It is a remarkable achievement that we are able to travel beyond our blue sky into the vast dark frontier of space. To be given an opportunity to embark on such a trip would no doubt be exhilarating. There is so much to be excited about, save, perhaps, for the fare.
While it is obvious the goal of a space mission isn’t even remotely related to enjoying good food, it is undeniable that space cuisine is most definitely an underwhelming experience.
In the early 60s, space food was as bland and bare as it could be. A typical meal was comprised of bite-sized cubes, freeze-dried powders, and tubes of semi-liquids. This has changed dramatically over the next 30 years. Freeze-dried foods became easier to rehydrate, and a host of new food items became available for astronauts including apple juice, chicken, some vegetables, and pudding. Now, with the availability of on-board hot water, refrigerators, freezers, fastened tables and chairs, and special trays, dining in microgravity is no longer depressing, and actually bears some semblance to dining on Earth.

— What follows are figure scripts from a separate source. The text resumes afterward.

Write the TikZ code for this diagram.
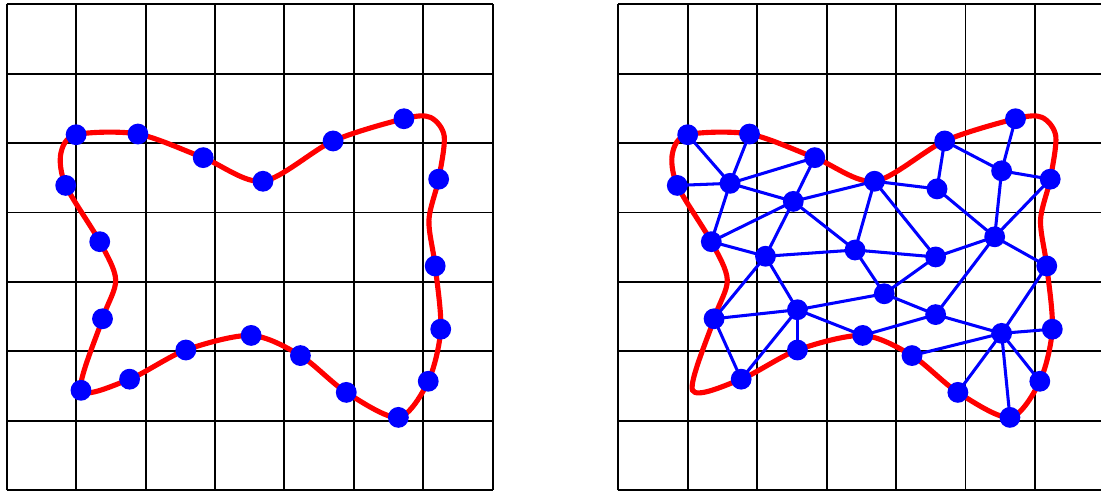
\documentclass[tikz,border=0pt]{standalone}

\begin{document}
\begin{tikzpicture}[line width=0.8pt,
    gridline/.style={line width=0.8pt},
    rim/.style={red,line width=2.1pt},
    edge/.style={blue,line width=1.25pt},
    dot/.style={fill=blue}]
  \useasboundingbox (-0.096,-0.014) rectangle (15.757,7.06);
  % two panels: grid and boundary curve
  \foreach \dx/\side in {0/l,8.806/r}{
    \begin{scope}[xshift=\dx cm,name prefix=\side-]
      \draw[gridline] (0,0) grid (7,7);
      \foreach \n/\x/\y in {b1/1.00/5.12, b2/1.89/5.13, b3/2.83/4.79, b4/3.69/4.45,
          b5/4.70/5.03, b6/5.72/5.35, c1/6.10/5.37, c2/6.30/5.10, b7/6.22/4.48,
          c3/6.08/3.89, b8/6.17/3.23, b9/6.25/2.32, b10/6.07/1.57, b11/5.64/1.05,
          b12/4.89/1.41, b13/4.23/1.94, b14/3.52/2.23, b15/2.58/2.02, b16/1.77/1.60,
          b17/1.07/1.44, b18/1.38/2.47, c4/1.57/3.03, b19/1.34/3.58, b20/0.85/4.39,
          c5/0.78/4.85}{ \coordinate (\n) at (\x,\y); }
      \draw[rim] plot[smooth cycle] coordinates {(b1) (b2) (b3) (b4) (b5) (b6) (c1)
        (c2) (b7) (c3) (b8) (b9) (b10) (b11) (b12) (b13) (b14) (b15) (b16) (b17)
        (b18) (c4) (b19) (b20) (c5)};
    \end{scope}}
  % left panel: boundary samples
  \begin{scope}[name prefix=l-]
    \foreach \k in {1,...,20}{ \fill[dot] (b\k) circle (0.15); }
  \end{scope}
  % right panel: interior points and triangulation
  \begin{scope}[xshift=8.806cm,name prefix=r-]
    \foreach \n/\x/\y in {i1/1.61/4.42, i2/2.52/4.16, i3/2.12/3.37, i4/3.41/3.46,
        i5/3.83/2.83, i6/2.58/2.60, i7/4.57/2.53, i8/4.57/3.36, i9/4.59/4.34,
        i10/5.52/4.60, i11/5.42/3.65, i12/5.52/2.26}{ \coordinate (\n) at (\x,\y); }
    \foreach \a/\b in {b1/i1, b2/i1, b20/i1, i1/b3, i1/i2, i1/b19, b3/i2, i2/b19,
        i2/b4, i2/i3, i2/i4, b19/i3, i3/i4, i3/b18, i3/i6, b18/i6, b18/b16, i6/b16,
        i6/b15, i6/i5, i6/b14, b4/i4, b4/i9, b4/i8, i4/i8, i4/i5, i5/i8, i5/i7,
        i8/i11, i9/i11, i9/b5, b5/i10, b6/i10, i10/b7, i10/i11, b7/i11, i11/b8,
        i11/i7, b8/i12, i7/b14, i7/i12, i12/b9, i12/b13, i12/b10, i12/b11, i12/b12}{
      \draw[edge] (\a) -- (\b); }
    \foreach \k in {1,...,16,18,19,20}{ \fill[dot] (b\k) circle (0.15); }
    \foreach \k in {1,...,12}{ \fill[dot] (i\k) circle (0.15); }
  \end{scope}
\end{tikzpicture}
\end{document}
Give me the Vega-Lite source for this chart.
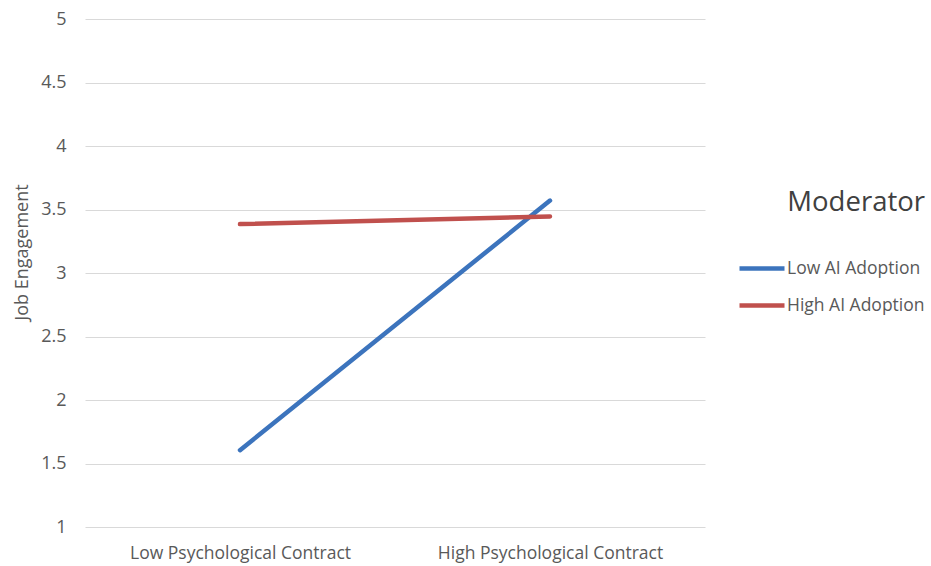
{
  "$schema": "https://vega.github.io/schema/vega-lite/v6.json",
  "autosize": "none",
  "width": 620,
  "height": 508,
  "padding": {"left": 85, "top": 19, "right": 226, "bottom": 39},
  "background": "white",
  "data": {"values": [
    {"contract": "Low Psychological Contract", "moderator": "Low AI Adoption", "engagement": 1.605},
    {"contract": "High Psychological Contract", "moderator": "Low AI Adoption", "engagement": 3.57},
    {"contract": "Low Psychological Contract", "moderator": "High AI Adoption", "engagement": 3.385},
    {"contract": "High Psychological Contract", "moderator": "High AI Adoption", "engagement": 3.445}
  ]},
  "config": {
    "font": "Open Sans",
    "view": {"stroke": null}
  },
  "mark": {"type": "line", "strokeWidth": 4.5, "strokeCap": "round"},
  "encoding": {
    "x": {
      "field": "contract", "type": "nominal",
      "sort": ["Low Psychological Contract", "High Psychological Contract"],
      "scale": {"type": "point", "padding": 0.5},
      "axis": {"title": null, "labelAngle": 0, "domain": false, "ticks": false, "grid": false, "labelLimit": 0,
               "labelFontSize": 17.5, "labelColor": "#595959", "labelPadding": 17}
    },
    "y": {
      "field": "engagement", "type": "quantitative",
      "scale": {"domain": [1, 5], "nice": false, "zero": false},
      "axis": {"title": "Job Engagement", "titleFontSize": 18, "titleFontWeight": "normal", "titleColor": "#595959",
               "titleX": -63, "titleY": 233, "titleBaseline": "middle", "titleAngle": -90, "titleAlign": "center",
               "values": [1, 1.5, 2, 2.5, 3, 3.5, 4, 4.5, 5], "format": "~g",
               "labelFontSize": 18, "labelColor": "#595959", "labelPadding": 19,
               "domain": false, "ticks": false, "gridColor": "#d9d9d9", "gridWidth": 1.2}
    },
    "color": {
      "field": "moderator", "type": "nominal",
      "scale": {"domain": ["Low AI Adoption", "High AI Adoption"], "range": ["#3C74BD", "#C0504D"]},
      "legend": {
        "title": "Moderator", "orient": "none", "legendX": 652, "legendY": 170,
        "titleFontSize": 27.5, "titleFontWeight": "normal", "titleColor": "#404040", "titleAnchor": "end",
        "titlePadding": 27, "labelLimit": 0,
        "symbolType": "stroke", "symbolSize": 2025, "symbolStrokeWidth": 4.5,
        "labelFontSize": 17.5, "labelColor": "#595959", "labelOffset": 0, "rowPadding": 3
      }
    }
  }
}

More food items are now included, and crew members can even ask for a personalised menu.
However, on long-term missions that span over several years, it is difficult to provide fresh, variable menus for the crew. Extending food shelf life by radiating it to eliminate bacteria is a proven technique; however, the limitations of this method in terms of potential health risks pose a slight hurdle for space food scientists. On the other hand, there is substantial research going into hydroponic growth labs for vegetables and fruits. In fact, NASA claims that on-craft gardening may even be possible with select crops like spinach, strawberries, tomatoes, and some herbs.
Insignificant and irrelevant as it might sound, eating well in space is a subject that garners more attention than many may believe.
As enticing as rehydrated steaks sound, I’m quite content just exploring the different culinary frontiers here on Earth.